To maximise performance of water utilities, new automated systems that can interpret data from factors such as water source, pump efficiency and others need to be deployed to estimate customer usage and making billing more efficient and accurate.
It can be beneficial for utilities to share communications infrastructure. Wireless infrastructure needed for remote meter reading is just one example of where utilities could collaborate to leverage the investment costs between utilities implementing similar functions.
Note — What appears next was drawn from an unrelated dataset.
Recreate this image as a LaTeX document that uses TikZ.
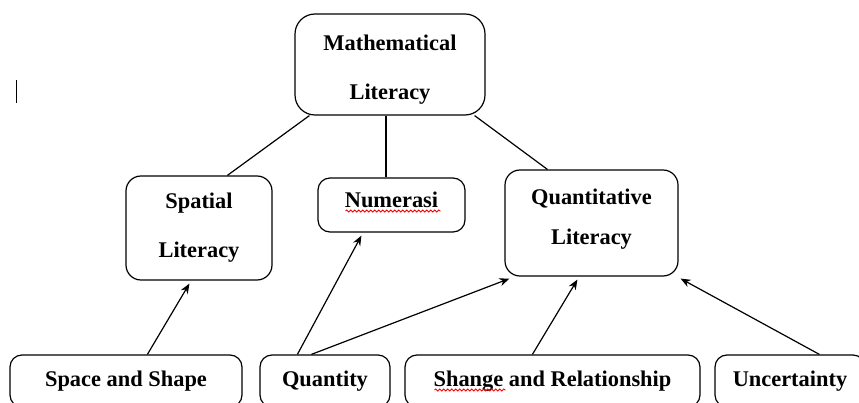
\documentclass[tikz,border=0pt]{standalone}
\usepackage{fontspec}
\setmainfont{Liberation Serif}
\usetikzlibrary{positioning, arrows.meta, calc, decorations.pathmorphing}
\tikzset{
	>={Stealth[length=10pt, width=8pt]},
	litbox/.style={draw, line width=1.2pt, rounded corners=15pt, inner sep=0pt, align=center, font=\bfseries\fontsize{22.4}{49}\selectfont},
	topicbox/.style={litbox, rounded corners=12pt, minimum height=52pt},
	link/.style={line width=1.2pt},
	spell/.style={draw=red, line width=0.8pt, decorate, decoration={snake, segment length=4pt, amplitude=1.1pt}},
}

\begin{document}
\begin{tikzpicture}[x=1pt, y=-1pt]
	\clip (0,0) rectangle (859,403);
	\node[litbox, rounded corners=20pt, minimum width=190pt, minimum height=101pt] (MATH) at (390,64.5) {\rule{0pt}{25pt}Mathematical\\Literacy};
	\node[litbox, minimum width=146pt, minimum height=104pt] (SPATIAL) at (199,228) {Spatial\\Literacy};
	\node[litbox, rounded corners=12pt, text depth=10pt, minimum width=147pt, minimum height=54pt] (NUMERASI) at (391.5,205) {Numerasi};
	\node[litbox, font=\bfseries\fontsize{22.4}{40}\selectfont, text depth=13pt, minimum width=173pt, minimum height=106pt] (QUANT) at (591.5,223) {Quantitative\\Literacy};
	
	\node[topicbox, minimum width=232pt] (SPACE) at (126,381) {Space and Shape};
	\node[topicbox, minimum width=130pt] (QUANTITY) at (325,381) {Quantity};
	\node[topicbox, minimum width=295pt] (SHANGE) at (552.5,381) {Shange and Relationship};
	\node[topicbox, minimum width=150pt] (UNCERT) at (790,381) {Uncertainty};
	
	\draw[link] ([xshift=15pt]MATH.south west) -- ([xshift=102pt]SPATIAL.north west);
	\draw[link] ([xshift=-4pt]MATH.south) -- ([xshift=-4pt]MATH.south |- NUMERASI.north);
	\draw[link] ([xshift=-11pt]MATH.south east) -- ([xshift=43pt]QUANT.north west);
	
	\draw[link, ->] ([xshift=138pt]SPACE.north west) -- ([xshift=64pt, yshift=-3pt]SPATIAL.south west);
	\draw[link, ->] ([xshift=38pt]QUANTITY.north west) -- ([xshift=44pt, yshift=-3pt]NUMERASI.south west);
	\draw[link, ->] ([xshift=52pt]QUANTITY.north west) -- ([xshift=5pt, yshift=-2pt]QUANT.south west);
	\draw[link, ->] ([xshift=128pt]SHANGE.north west) -- ([xshift=73pt, yshift=-3pt]QUANT.south west);
	\draw[link, ->] ([xshift=105pt]UNCERT.north west) -- ([xshift=2pt, yshift=-2pt]QUANT.south east);
	
	\draw[spell] ([xshift=-46pt, yshift=-6pt]NUMERASI.center) -- ++(95,0);
	\draw[spell] ([xshift=-118pt, yshift=-9pt]SHANGE.center) -- ++(71,0);
	\draw[line width=1pt] (16,80) -- (16,103);
\end{tikzpicture}
\end{document}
Network convergence lowers the operational and maintenance costs of supporting mission critical infrastructure, while providing scalability.
Application of data analytics and management programs will allow utility managers to make smarter operating decisions and efficiently deliver on the business goals of the utility enterprise.
Improving the efficiency of utilities, which in turn would make communities more adaptive, resilient and sustainable, is the key to development of ‘Smart Cities’. With a smartphone in the hand of every Indian by 2019, the prospect of a cloud-controlled infrastructure platform would pave the way for every urban citizen to utilise resources in the most optimal manner, heralding an era of a smart, responsible and an environment conscious citizen.